Antes tudo era estranho, as ruas, as pessoas, o cheiro, a humidade. Me sentia estranha. Será que tomei a decisão certa? A estação de trem, de metrô, cenários tão comuns e tão incomuns para mim. Tudo era novo, até escolher direita e esquerda não parecia tão simples. Mas a vista, a sensação de liberdade compensava qualquer insegurança e dúvida quanto ao estável e certo deixado.
No caminho, as pedras portuguesas me guiavam, assim como me faziam escorregar, aí entendi que precisava usar o calçado certo para melhor seguir na caminhada. Também não estava acostumada com as ladeiras. As ladeiras sempre deixam mais difícil chegar ao topo, mas as dificuldades que nos possibilitam chegar até lá, ou não.
Aos poucos, mas bem rapidamente, tudo foi se tornando conhecido e mais colorido, o medo deu espaço à intimidade e conforto. As pessoas não eram mais estranhas, mas sim amigas, acolhedoras. O estranho muitas vezes nos paralisa, mas tem horas na vida que sabemos que temos que transbordar, o quê? Não sei. Só sei que igual não mais serei. E foi isso que vim buscar, uma nova eu, melhor, mais inteira, mais madura, mais corajosa e cheia de vida. Abraçar o inesperado sempre foi um medo, receber também, e hoje não mais os tenho.
Nem sempre o que serve para mim, serve para o outro, mas o que importa é o que te importa. Por anos fiquei tentando caber nas minhas e nas expectativas dos outros. No planejado, no idealizado principalmente. E isso até me levou a muitos lugares e a muitas frustações, mas acho também que faz parte, assim como fazer planos e mudar todos. O importante é a evolução. Faz um pouquinho, erra, aprende, segue, cria uma opinião, muda, depois muda novamente cheio de certezas, até entender que qualquer certeza nem sempre é certa. O que existe é o que é certo, ou o que melhor nos cabe em cada momento. E foi isso que entendi.

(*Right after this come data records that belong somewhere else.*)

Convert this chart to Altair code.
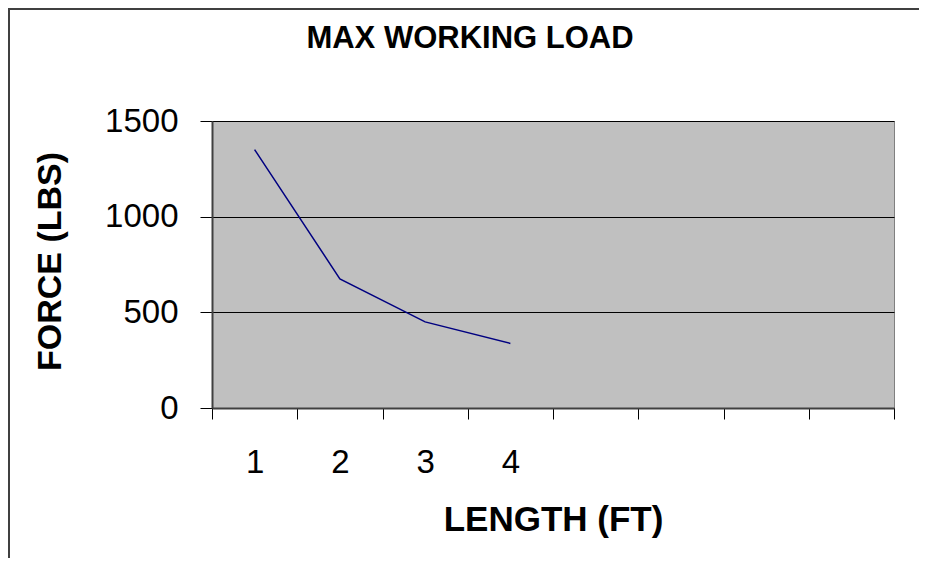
import altair as alt
import pandas as pd

# data
lengths = [1, 2, 3, 4]
forces = [1350, 675, 450, 337.5]
slots = [1, 2, 3, 4, 5, 6, 7, 8]
y_ticks = [0, 500, 1000, 1500]
chart_title = "MAX WORKING LOAD"
x_title = "LENGTH (FT)"
y_title = "FORCE (LBS)"

df = pd.DataFrame({"length": lengths, "force": forces})
FONT = "Liberation Sans"

x_enc = alt.X(
    "length:O",
    bandPosition=0.5,
    scale=alt.Scale(type="band", domain=slots, paddingInner=0, paddingOuter=0),
    axis=alt.Axis(
        title=x_title,
        labelExpr="datum.value <= 4 ? datum.label : ''",
        labelAngle=0,
        tickBand="extent",
        grid=False,
        domainColor="#404040",
        domainWidth=2,
        tickColor="#000000",
        tickSize=11,
        labelFont=FONT,
        labelFontSize=33,
        labelColor="#000000",
        labelPadding=27,
        titleFont=FONT,
        titleFontSize=35,
        titleFontWeight="bold",
        titleColor="#000000",
        titleX=341,
        titleY=111,
        titleAlign="center",
        titleBaseline="middle",
    ),
)

y_enc = alt.Y(
    "force:Q",
    scale=alt.Scale(domain=[0, 1500], nice=False),
    axis=alt.Axis(
        title=y_title,
        values=y_ticks,
        format="d",
        grid=True,
        gridColor="#000000",
        gridWidth=1,
        domainColor="#404040",
        domainWidth=2,
        tickColor="#000000",
        tickSize=12,
        labelFont=FONT,
        labelFontSize=33,
        labelColor="#000000",
        labelPadding=22,
        titleFont=FONT,
        titleFontSize=34,
        titleFontWeight="bold",
        titleColor="#000000",
        titleAngle=-90,
        titleX=-162,
        titleY=140,
        titleAlign="center",
        titleBaseline="middle",
    ),
)

line = alt.Chart(df).mark_line(color="#000080", strokeWidth=1.5).encode(x=x_enc, y=y_enc)

one = pd.DataFrame({"t": [chart_title]})

title_mark = alt.Chart(one).mark_text(
    font=FONT, fontSize=31, fontWeight="bold", color="#000000",
    align="center", baseline="middle"
).encode(text="t:N", x=alt.value(258), y=alt.value(-82))

left_border = alt.Chart(one).mark_rule(color="#404040", strokeWidth=2).encode(
    x=alt.value(-203), y=alt.value(-113), y2=alt.value(480)
)
top_border = alt.Chart(one).mark_rule(color="#404040", strokeWidth=2).encode(
    x=alt.value(-204), x2=alt.value(760), y=alt.value(-112), y2=alt.value(-112)
)

chart = alt.layer(left_border, top_border, line, title_mark).properties(
    width=682,
    height=287,
    autosize=alt.AutoSizeParams(type="none"),
    padding={"left": 204, "top": 113, "right": 25, "bottom": 150},
    background="#FFFFFF",
).configure_view(fill="#C0C0C0", stroke="#808080", strokeWidth=1)

chart.save("out.html", embed_options={"renderer": "svg", "actions": False})
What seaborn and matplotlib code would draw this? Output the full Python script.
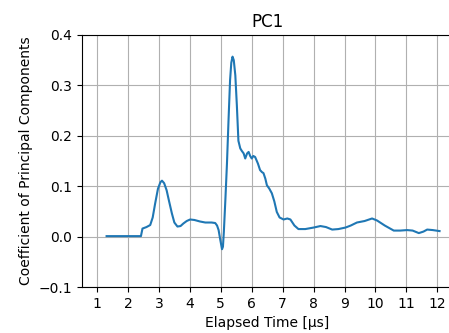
import matplotlib
matplotlib.use("Agg")
import matplotlib.pyplot as plt
import seaborn as sns
import pandas as pd

time_us = [1.31, 1.6, 2.0, 2.3, 2.42, 2.47, 2.6, 2.72, 2.8, 2.88, 2.97, 3.05, 3.1, 3.17, 3.25,
           3.33, 3.42, 3.5, 3.6, 3.7, 3.79, 3.9, 4.01, 4.15, 4.33, 4.5, 4.7, 4.82, 4.88, 4.93,
           4.98, 5.04, 5.07, 5.1, 5.15, 5.2, 5.25, 5.3, 5.34, 5.38, 5.42, 5.47, 5.52, 5.57,
           5.63, 5.68, 5.74, 5.79, 5.85, 5.9, 5.95, 6.0, 6.05, 6.11, 6.2, 6.27, 6.33, 6.38,
           6.44, 6.49, 6.57, 6.65, 6.73, 6.81, 6.9, 7.03, 7.15, 7.25, 7.38, 7.51, 7.73, 8.0,
           8.22, 8.4, 8.6, 8.8, 9.03, 9.2, 9.4, 9.65, 9.89, 10.05, 10.3, 10.59, 10.8, 11.02,
           11.2, 11.4, 11.55, 11.67, 11.85, 12.07]
pc1 = [0.001, 0.001, 0.001, 0.001, 0.001, 0.016, 0.019, 0.023, 0.038, 0.066, 0.095, 0.108,
       0.111, 0.106, 0.092, 0.07, 0.046, 0.028, 0.02, 0.021, 0.026, 0.031, 0.034, 0.033,
       0.03, 0.028, 0.028, 0.027, 0.022, 0.013, -0.005, -0.025, -0.02, 0.01, 0.075, 0.145,
       0.23, 0.31, 0.345, 0.357, 0.35, 0.32, 0.26, 0.19, 0.175, 0.17, 0.165, 0.155, 0.165,
       0.168, 0.16, 0.155, 0.16, 0.158, 0.145, 0.132, 0.128, 0.126, 0.115, 0.102, 0.095,
       0.086, 0.07, 0.049, 0.038, 0.034, 0.036, 0.034, 0.022, 0.015, 0.015, 0.018,
       0.021, 0.019, 0.014, 0.015, 0.018, 0.022, 0.028, 0.031, 0.036, 0.032, 0.022, 0.012,
       0.012, 0.013, 0.012, 0.007, 0.01, 0.014, 0.013, 0.011]

df = pd.DataFrame({"t": time_us, "v": pc1})

plt.rcParams["font.family"] = ["DejaVu Sans"]
fig = plt.figure(figsize=(4.49, 3.33), dpi=100)
ax = fig.add_axes([0.1826, 0.138, 0.826, 0.757])
sns.lineplot(data=df, x="t", y="v", ax=ax, color="#1f77b4", linewidth=1.5, sort=False)
ax.set_xlim(0.515, 12.5)
ax.set_ylim(-0.1, 0.4)
ax.set_xticks(range(1, 13))
ax.set_yticks([-0.1, 0.0, 0.1, 0.2, 0.3, 0.4])
ax.grid(True, color="#b0b0b0", linewidth=0.8)
ax.set_xlabel("Elapsed Time [µs]")
ax.set_ylabel("Coefficient of Principal Components")
ax.set_title("PC1")
fig.savefig("out.png", dpi=100)
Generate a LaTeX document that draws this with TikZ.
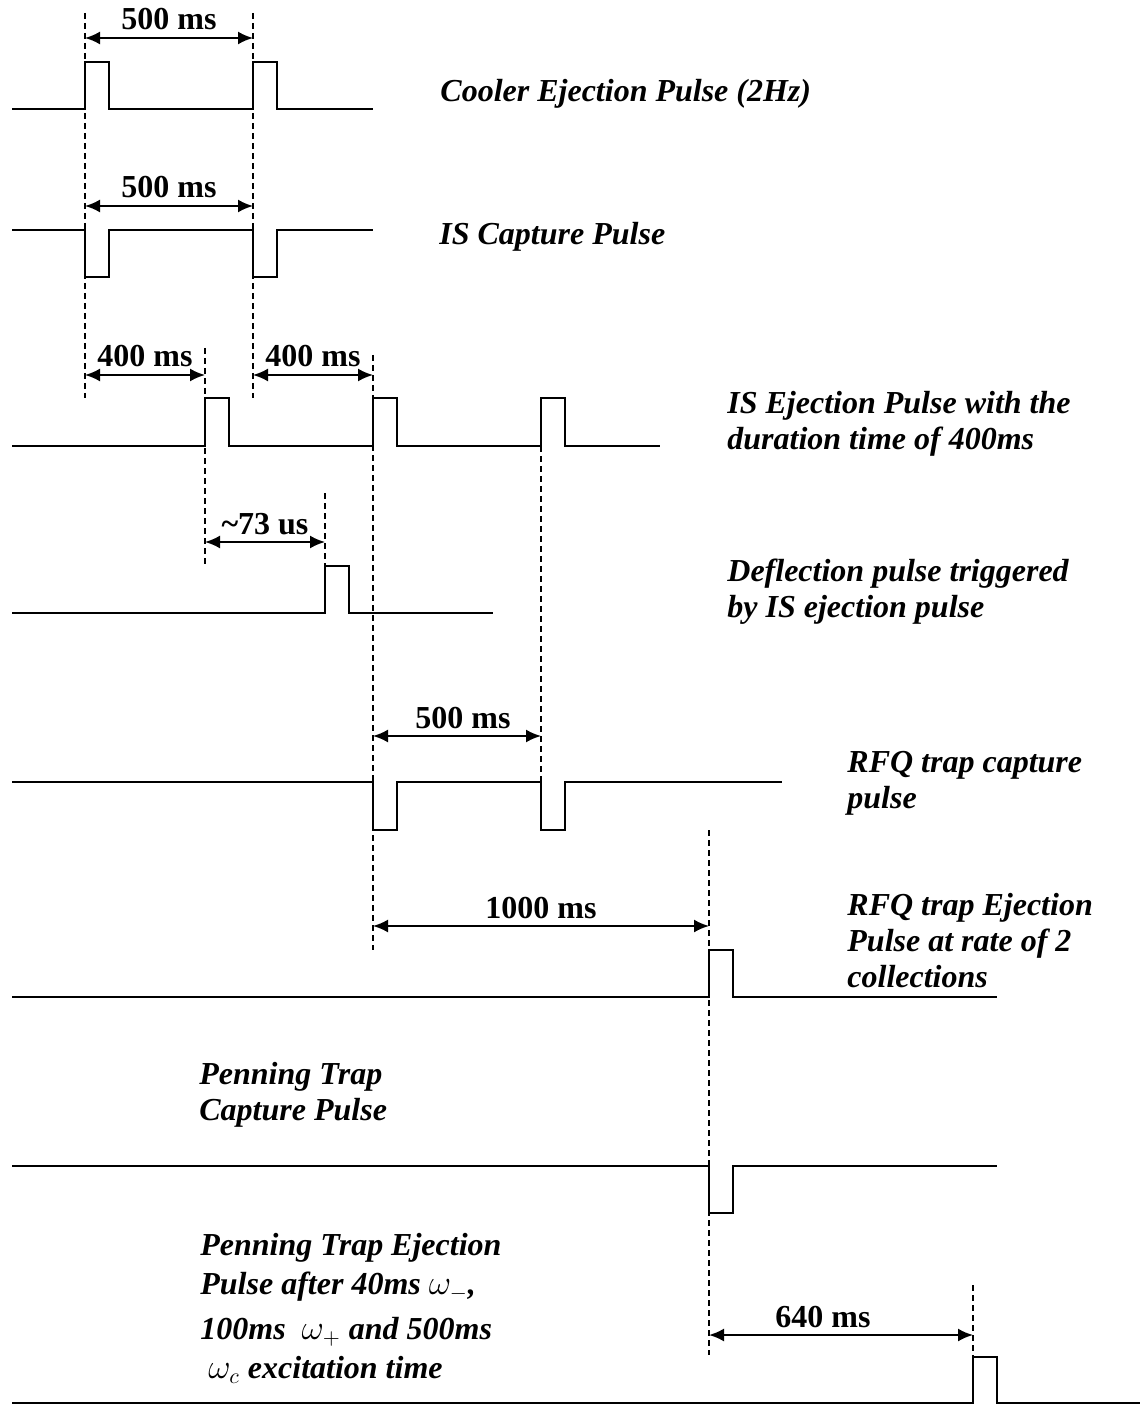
\documentclass[tikz,border=0pt]{standalone}
\usepackage{fontspec}
\setmainfont{Liberation Serif}
\usetikzlibrary{arrows.meta}

\newcommand{\defineGuides}{
    \coordinate (g1a) at (85, 13);    \coordinate (g1b) at (85, 398);   % cooler / capture
    \coordinate (g2a) at (253, 13);   \coordinate (g2b) at (253, 398);
    \coordinate (g3a) at (205, 348);  \coordinate (g3b) at (205, 567);  % IS ejection 1
    \coordinate (g4a) at (373, 355);  \coordinate (g4b) at (373, 950);  % IS ejection 2
    \coordinate (g5a) at (541, 446);  \coordinate (g5b) at (541, 782);  % IS ejection 3
    \coordinate (g6a) at (325, 493);  \coordinate (g6b) at (325, 566);  % deflection
    \coordinate (g7a) at (709, 830);  \coordinate (g7b) at (709, 1355); % RFQ ejection
    \coordinate (g8a) at (973, 1285); \coordinate (g8b) at (973, 1357); % Penning ejection
}
% #1 base y, #2 pulse y, #3 start x, #4 end x, #5 pulse positions
\newcommand{\pulseTrain}[5]{
    \draw[signal line] (#3,#1) foreach \p in {#5} {
        -- (\p,#1) -- (\p,#2) -- ({\p+24},#2) -- ({\p+24},#1)
    } -- (#4,#1);
}

\begin{document}
\begin{tikzpicture}[
    x=0.5pt, y=-0.5pt,
    % signal styles
    signal line/.style={line width=1pt, black, line join=miter},
    guide line/.style={line width=0.75pt, black, dash pattern=on 3pt off 2pt},
    span arrow/.style={line width=1pt, {Latex[length=7.5pt,width=6.5pt]}-{Latex[length=7.5pt,width=6.5pt]}},
    % text styles
    span label/.style={font=\bfseries\fontsize{16}{18}\selectfont, anchor=base, inner sep=0pt},
    pulse label/.style={font=\bfseries\itshape\fontsize{16}{18}\selectfont, anchor=base west, align=left, inner sep=0pt}
]

\useasboundingbox (0,0) rectangle (1144,1406);

\defineGuides

% 1. Pulse trains
\pulseTrain{109}{62}{12}{373}{85,253}
\pulseTrain{230}{277}{12}{373}{85,253}
\pulseTrain{446}{398}{12}{660}{205,373,541}
\pulseTrain{613}{566}{12}{493}{325}
\pulseTrain{782}{830}{12}{782}{373,541}
\pulseTrain{997}{950}{12}{997}{709}
\pulseTrain{1166}{1213}{12}{997}{709}
\pulseTrain{1403}{1357}{12}{1140}{973}

% 2. Dashed guides
\foreach \i in {1,...,8} {
    \draw[guide line] (g\i a) -- (g\i b);
}

% 3. Time spans
\foreach \name/\xa/\xb/\y/\dx/\txt in {
    s1/85/253/38/0/{500 ms},
    s2/85/253/206/0/{500 ms},
    s3/85/205/375/0/{400 ms},
    s4/253/373/375/0/{400 ms},
    s5/205/325/542/0/{\textasciitilde73 us},
    s6/373/541/736/3/{500 ms},
    s7/373/709/926/0/{1000 ms},
    s8/709/973/1335/-9/{640 ms}
}{
    \coordinate (\name-l) at (\xa,\y);
    \coordinate (\name-r) at (\xb,\y);
    \draw[span arrow] (\name-l) -- (\name-r)
        node[span label, midway, yshift=4pt, xshift=\dx pt] (\name-t) {\txt};
}

% 4. Signal names (base = last line)
\node[pulse label] (cooler) at (440,102) {Cooler Ejection Pulse (2Hz)};
\node[pulse label] (iscap) at (439,245) {IS Capture Pulse};
\node[pulse label] (isej) at (727,450) {IS Ejection Pulse with the\\duration time of 400ms};
\node[pulse label] (defl) at (727,617) {Deflection pulse triggered\\by IS ejection pulse};
\node[pulse label] (rfqcap) at (847,808) {RFQ trap capture\\pulse};
\node[pulse label] (rfqej) at (847,987) {RFQ trap Ejection\\Pulse at rate of 2\\collections};
\node[pulse label] (pencap) at (199,1120) {Penning Trap\\Capture Pulse};
\node[pulse label, font=\bfseries\itshape\fontsize{16}{19.5}\selectfont] (penej) at (200,1378)
    {Penning Trap Ejection\\Pulse after 40ms $\omega_{-}$,\\[3pt]100ms\ \ $\omega_{+}$ and 500ms\\\ $\omega_{c}$ excitation time};

\end{tikzpicture}
\end{document}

Essa experiência tem sido incrível. Lindo poder pegar a sua vida, olhar para ela e decidir que o seu único compromisso é com você mesmo. Que você é dono de si e que pode fazer somente o que quiser. Lógico que não controlamos tudo e seres maduros sabem sobre responsabilidades e prudência. Quando criança sempre quis ter superpoderes; hoje tenho, e sei disso. Mas, esse superpoder tem que saber a hora de utilizá-lo e se pode utilizá-lo. Felizmente, posso me proporcionar isso. O que me faz olhar para trás e sorrir com cada pedra, cada não que me disseram, cada não que me disse, cada piano que empurrei, cada um que não quis ficar, cada sapo que engoli, cada noite que não dormi, cada escolha que não queria fazer e fiz, cada hora de terapia, cada desafio que assumi - que me trouxe até aqui, com frutos emocionais e financeiros que me proporcionam viver o momento mais pleno e feliz da minha vida. Nunca havia entendido a liberdade tão inteira. A liberdade não é uma condição, é um sentimento. O que me faz entender e comprovar que apesar de não ter sido o que planejei lá no passado para mim, é o melhor plano que a vida pôde me dar e não há espaço que caiba maior gratidão. Sem saber, eu mesma criei isso e sem saber sigo, sem saber o que virá.